Switching modes is a per-24-hour knob. You can flip between billing modes once per day. Not free to chase the traffic shape with mode switches; pick the mode that fits the shape for a quarter at a time.
Bursts on on-demand can still throttle briefly. On-demand handles routine bursts automatically but a cold table seeing a 10× jump may throttle as DynamoDB internally ramps. For workloads that need guaranteed burst behaviour, provisioned with auto-scaling and a higher max is more predictable.
DynamoDB Streams, TTL, and Global Secondary Indexes all have their own capacity. GSIs consume their own provisioned capacity; Streams reads are separate; TTL deletes don’t consume WCUs but do show up in metrics. Budget for all of them.
The “shape” is usually more informative than the average. A flat 200 RCU average and a spiky 200 RCU average behave very differently under provisioned mode. Plot the traffic before picking.

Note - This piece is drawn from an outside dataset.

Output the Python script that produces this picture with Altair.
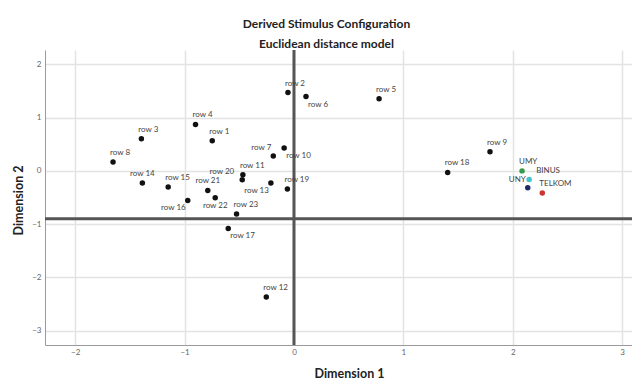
import altair as alt
import pandas as pd

# ---- data ----
names = ["row 1", "row 2", "row 3", "row 4", "row 5", "row 6", "row 7", "row 8",
         "row 9", "row 10", "row 11", "row 12", "row 13", "row 14", "row 15", "row 16",
         "row 17", "row 18", "row 19", "row 20", "row 21", "row 22", "row 23",
         "UMY", "BINUS", "UNY", "TELKOM"]
dim1 = [-0.747, -0.055, -1.395, -0.900, 0.778, 0.110, -0.189, -1.654,
        1.792, -0.090, -0.467, -0.253, -0.211, -1.386, -1.150, -0.971,
        -0.601, 1.405, -0.060, -0.473, -0.788, -0.720, -0.525,
        2.085, 2.150, 2.137, 2.270]
dim2 = [0.565, 1.471, 0.602, 0.871, 1.353, 1.396, 0.278, 0.165,
        0.358, 0.428, -0.073, -2.368, -0.229, -0.229, -0.304, -0.555,
        -1.081, -0.030, -0.341, -0.167, -0.368, -0.505, -0.811,
        0.000, -0.160, -0.317, -0.416]
# label placement around each point
label_pos = ["ur", "ur", "ur", "ur", "ur", "dr", "ul", "ur",
             "ur", "dr", "ur", "ur", "dl", "uc", "ur", "dl",
             "dr", "ur", "ur", "l", "uc", "dc", "ur",
             "ur", "r", "ul", "ur"]
ref_dim1 = [0.0]
ref_dim2 = [-0.9]
x_ticks = [-2, -1, 0, 1, 2, 3]
y_ticks = [-3, -2, -1, 0, 1, 2]

group_keys = ["row", "UMY", "BINUS", "UNY", "TELKOM"]
group_colors = ["#111111", "#3a9a4c", "#45c3cc", "#1d2b6b", "#cc3333"]

df = pd.DataFrame({
    "name": names,
    "dim1": dim1,
    "dim2": dim2,
    "pos": label_pos,
})
df["key"] = [n if not n.startswith("row") else "row" for n in names]

FONT = "Lato"

x_scale = alt.Scale(domain=[-2.276, 3.09], nice=False, zero=False)
y_scale = alt.Scale(domain=[-3.27, 2.27], nice=False, zero=False)

x_axis = alt.Axis(values=x_ticks, format="d", title="Dimension 1", grid=True, ticks=False,
                  gridColor="#e3e3e3", gridWidth=1.5,
                  domainColor="#9a9a9a", domainWidth=1,
                  labelFontSize=8, labelColor="#666666", labelPadding=3, labelFont=FONT,
                  titleFont=FONT, titleFontSize=12.5, titleFontWeight="bold",
                  titleColor="#222222", titleX=304, titleY=28,
                  titleBaseline="middle", titleAlign="center")
y_axis = alt.Axis(values=y_ticks, format="d", title="Dimension 2", grid=True, ticks=False,
                  gridColor="#e3e3e3", gridWidth=1.5,
                  domainColor="#9a9a9a", domainWidth=1,
                  labelFontSize=8, labelColor="#666666", labelPadding=4, labelFont=FONT,
                  titleFont=FONT, titleFontSize=12.5, titleFontWeight="bold",
                  titleColor="#222222", titleX=-27, titleY=150,
                  titleBaseline="middle", titleAlign="center", titleAngle=270)

base = alt.Chart(df)

points = base.mark_circle(size=30, opacity=1).encode(
    x=alt.X("dim1:Q", scale=x_scale, axis=x_axis),
    y=alt.Y("dim2:Q", scale=y_scale, axis=y_axis),
    color=alt.Color("key:N", scale=alt.Scale(domain=group_keys, range=group_colors),
                    legend=None),
)

vline = alt.Chart(pd.DataFrame({"v": ref_dim1})).mark_rule(
    color="#555555", strokeWidth=3).encode(x=alt.X("v:Q", scale=x_scale))
hline = alt.Chart(pd.DataFrame({"v": ref_dim2})).mark_rule(
    color="#555555", strokeWidth=3).encode(y=alt.Y("v:Q", scale=y_scale))

placements = {
    "ur": dict(align="left", dx=-3, dy=-9),
    "ul": dict(align="right", dx=-2, dy=-8),
    "uc": dict(align="center", dx=0, dy=-9),
    "dr": dict(align="left", dx=2, dy=8),
    "dl": dict(align="right", dx=-2, dy=8),
    "dc": dict(align="center", dx=0, dy=8),
    "r": dict(align="left", dx=7, dy=-8),
    "l": dict(align="right", dx=-8, dy=-8),
}

text_layers = []
for p, opts in placements.items():
    text_layers.append(
        base.transform_filter(alt.datum.pos == p).mark_text(
            baseline="middle", fontSize=8, font=FONT, **opts
        ).encode(
            x=alt.X("dim1:Q", scale=x_scale),
            y=alt.Y("dim2:Q", scale=y_scale),
            text="name:N",
            color=alt.value("#444444"),
        )
    )

chart = alt.layer(vline, hline, points, *text_layers).properties(
    width=587,
    height=295,
    autosize=alt.AutoSizeParams(type="none"),
    padding={"left": 37, "top": 42, "right": 0, "bottom": 36},
    title=alt.TitleParams(
        text="Derived Stimulus Configuration",
        subtitle="Euclidean distance model",
        font=FONT, subtitleFont=FONT,
        fontSize=12, subtitleFontSize=12,
        fontWeight="bold", subtitleFontWeight="bold",
        color="#222222", subtitleColor="#222222",
        anchor="middle", dx=-12, offset=-2, subtitlePadding=8,
    ),
).configure_view(stroke=None)

chart.save("out.html", embed_options={"renderer": "svg", "actions": False})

Paying by the request is the correct answer when the traffic is unpredictable or sparse; paying for the seat is the correct answer when it isn’t. Three tables, three shapes, three different billing modes, that’s the honest answer, not “provisioned is cheaper” or “on-demand is simpler.” Fit the pricing mode to the shape each table actually has.